Solved – Can k-means be used for non normally distributed data

k-meansnormal distributionoutliers

I read a lot of papers that test k-means with many datasets that are not normally distributed like the iris dataset and get good results. Since, I understand that k-means is for normally distributed data, why is k-means being used for non normally distributed data?

For example, the paper below modified the centroids from k-means based on a normal distribution curve, and tested the algorithm with the iris dataset that is not normally distributed.

nearly all inliers (precisely 99.73%) will have point to-centroid distances within 3 standard deviations (𝜎) from the population mean.

Is there something that I'm not understanding here?

Best Answer

Here is the full quote:

K-means, being an instance of the Gaussian Mixture Model (GMM), assumes Gaussian data distribution [20][26]. It then follows that nearly all inliers (precisely 99.73%) will have point- to-centroid distances within 3 standard deviations ($\sigma$) from the population mean.
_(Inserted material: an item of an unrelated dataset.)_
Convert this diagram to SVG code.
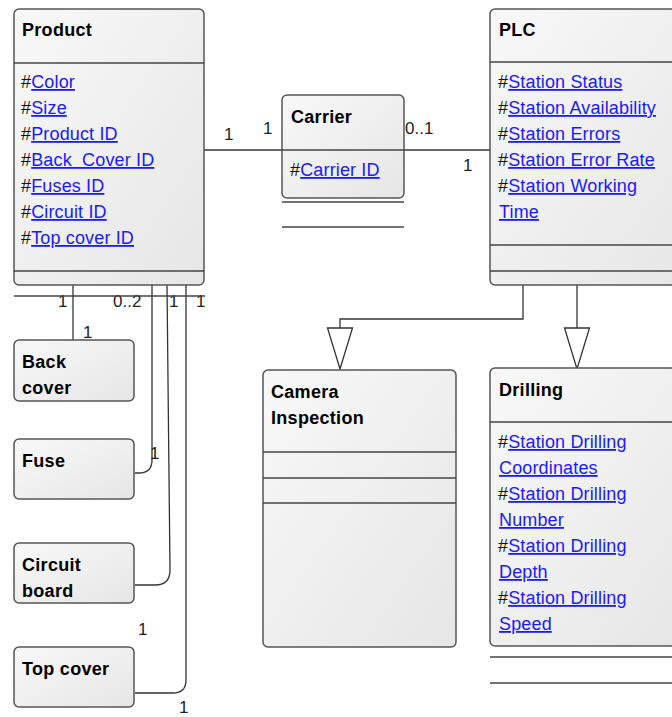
<svg xmlns="http://www.w3.org/2000/svg" width="672" height="717" viewBox="0 0 672 717">
  <defs>
    <linearGradient id="boxFill" x1="0" y1="0" x2="1" y2="1">
      <stop offset="0" stop-color="#f8f8f8"/>
      <stop offset="1" stop-color="#e6e6e6"/>
    </linearGradient>
    <style>
      .box { fill: url(#boxFill); stroke: #555; stroke-width: 1.5; }
      .sep { stroke: #444; stroke-width: 1.4; fill: none; }
      .title { font-family: "Liberation Sans", Arial, sans-serif; font-size: 18px; font-weight: bold; fill: #000; letter-spacing: 0.3px; }
      .attr { font-family: "Liberation Sans", Arial, sans-serif; font-size: 18px; fill: #111; letter-spacing: 0.15px; }
      .link { fill: #1a1aff; text-decoration: underline; }
      .conn { stroke: #333; stroke-width: 1.3; fill: none; }
      .gen { fill: #fff; stroke: #333; stroke-width: 1.3; }
      .mult { font-family: "Liberation Sans", Arial, sans-serif; font-size: 17px; fill: #222; }
    </style>
  </defs>

  <!-- connectors -->
  <g id="connectors">
    <!-- Product - Carrier - PLC association -->
    <line class="conn" x1="204" y1="150" x2="490" y2="150"/>
    <!-- Product to parts -->
    <path class="conn" d="M73,285 V340"/>
    <path class="conn" d="M152,285 V460 Q152,473 139,473 H135"/>
    <path class="conn" d="M167,285 L170,570 Q170,585 155,585 H135"/>
    <path class="conn" d="M186,285 V680 Q186,693 173,693 H135"/>
    <!-- generalizations from PLC -->
    <path class="conn" d="M523,285 V319 H340 V328"/>
    <polygon class="gen" points="327.5,328 352.5,328 340,369"/>
    <path class="conn" d="M577,285 V328"/>
    <polygon class="gen" points="564.5,328 589.5,328 577,369"/>
    <!-- multiplicities -->
    <text class="mult" x="224" y="140">1</text>
    <text class="mult" x="263" y="134">1</text>
    <text class="mult" x="405" y="134">0..1</text>
    <text class="mult" x="463" y="171">1</text>
    <text class="mult" x="58" y="307">1</text>
    <text class="mult" x="113" y="307">0..2</text>
    <text class="mult" x="169" y="307">1</text>
    <text class="mult" x="196" y="307">1</text>
    <text class="mult" x="83" y="338">1</text>
    <text class="mult" x="150" y="459">1</text>
    <text class="mult" x="138" y="635">1</text>
    <text class="mult" x="179" y="713">1</text>
  </g>

  <!-- Product class -->
  <g id="product">
    <rect class="box" x="14" y="9" width="190" height="276" rx="5"/>
    <line class="sep" x1="14" y1="63" x2="204" y2="63"/>
    <line class="sep" x1="14" y1="271" x2="204" y2="271"/>
    <line class="sep" x1="14" y1="296" x2="205" y2="296"/>
    <text class="title" x="22" y="36">Product</text>
    <text class="attr" x="21" y="88">#<tspan class="link">Color</tspan></text>
    <text class="attr" x="21" y="114">#<tspan class="link">Size</tspan></text>
    <text class="attr" x="21" y="140">#<tspan class="link">Product ID</tspan></text>
    <text class="attr" x="21" y="166" xml:space="preserve">#<tspan class="link">Back  Cover ID</tspan></text>
    <text class="attr" x="21" y="192">#<tspan class="link">Fuses ID</tspan></text>
    <text class="attr" x="21" y="218">#<tspan class="link">Circuit ID</tspan></text>
    <text class="attr" x="21" y="244">#<tspan class="link">Top cover ID</tspan></text>
  </g>

  <!-- Carrier class -->
  <g id="carrier">
    <rect class="box" x="282" y="95" width="122" height="103" rx="5"/>
    <line class="sep" x1="282" y1="150" x2="404" y2="150"/>
    <line class="sep" x1="282" y1="202" x2="404" y2="202"/>
    <line class="sep" x1="282" y1="227" x2="404" y2="227"/>
    <text class="title" x="291" y="123">Carrier</text>
    <text class="attr" x="290" y="176">#<tspan class="link">Carrier ID</tspan></text>
  </g>

  <!-- PLC class -->
  <g id="plc">
    <rect class="box" x="490" y="9" width="200" height="276" rx="5"/>
    <line class="sep" x1="490" y1="62" x2="672" y2="62"/>
    <line class="sep" x1="490" y1="245" x2="672" y2="245"/>
    <line class="sep" x1="490" y1="271" x2="672" y2="271"/>
    <text class="title" x="499" y="36">PLC</text>
    <text class="attr" x="498" y="88">#<tspan class="link">Station Status</tspan></text>
    <text class="attr" x="498" y="114">#<tspan class="link">Station Availability</tspan></text>
    <text class="attr" x="498" y="140">#<tspan class="link">Station Errors</tspan></text>
    <text class="attr" x="498" y="166">#<tspan class="link">Station Error Rate</tspan></text>
    <text class="attr" x="498" y="192">#<tspan class="link">Station Working</tspan></text>
    <text class="attr" x="499" y="218"><tspan class="link">Time</tspan></text>
  </g>

  <!-- Camera Inspection class -->
  <g id="camera-inspection">
    <rect class="box" x="263" y="370" width="193" height="277" rx="5"/>
    <line class="sep" x1="263" y1="452" x2="456" y2="452"/>
    <line class="sep" x1="263" y1="478" x2="456" y2="478"/>
    <line class="sep" x1="263" y1="503" x2="456" y2="503"/>
    <text class="title" x="271" y="398">Camera</text>
    <text class="title" x="271" y="424">Inspection</text>
  </g>

  <!-- Drilling class -->
  <g id="drilling">
    <rect class="box" x="490" y="368" width="200" height="278" rx="5"/>
    <line class="sep" x1="490" y1="422" x2="672" y2="422"/>
    <line class="sep" x1="490" y1="657" x2="672" y2="657"/>
    <line class="sep" x1="490" y1="683" x2="672" y2="683"/>
    <text class="title" x="499" y="396">Drilling</text>
    <text class="attr" x="498" y="448">#<tspan class="link">Station Drilling</tspan></text>
    <text class="attr" x="499" y="474"><tspan class="link">Coordinates</tspan></text>
    <text class="attr" x="498" y="500">#<tspan class="link">Station Drilling</tspan></text>
    <text class="attr" x="499" y="526"><tspan class="link">Number</tspan></text>
    <text class="attr" x="498" y="552">#<tspan class="link">Station Drilling</tspan></text>
    <text class="attr" x="499" y="578"><tspan class="link">Depth</tspan></text>
    <text class="attr" x="498" y="604">#<tspan class="link">Station Drilling</tspan></text>
    <text class="attr" x="499" y="630"><tspan class="link">Speed</tspan></text>
  </g>

  <!-- part classes -->
  <g id="back-cover">
    <rect class="box" x="14" y="340" width="120" height="61" rx="5"/>
    <text class="title" x="22" y="368">Back</text>
    <text class="title" x="22" y="394">cover</text>
  </g>
  <g id="fuse">
    <rect class="box" x="14" y="439" width="120" height="60" rx="5"/>
    <text class="title" x="22" y="467">Fuse</text>
  </g>
  <g id="circuit-board">
    <rect class="box" x="14" y="543" width="120" height="60" rx="5"/>
    <text class="title" x="22" y="571">Circuit</text>
    <text class="title" x="22" y="597">board</text>
  </g>
  <g id="top-cover">
    <rect class="box" x="14" y="647" width="120" height="60" rx="5"/>
    <text class="title" x="22" y="675">Top cover</text>
  </g>
</svg>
It appears in section IV.A.

The application to the Iris dataset, which, as you note, is not normally, distributed, appears in section V ("Experiments").

I do not see a logical problem with first noting an algorithm's properties under certain assumptions, such as normality, and then testing it in cases where the assumption is not valid.

And of course, k-means can be applied to any dataset. Whether it yields useful results is a different matter.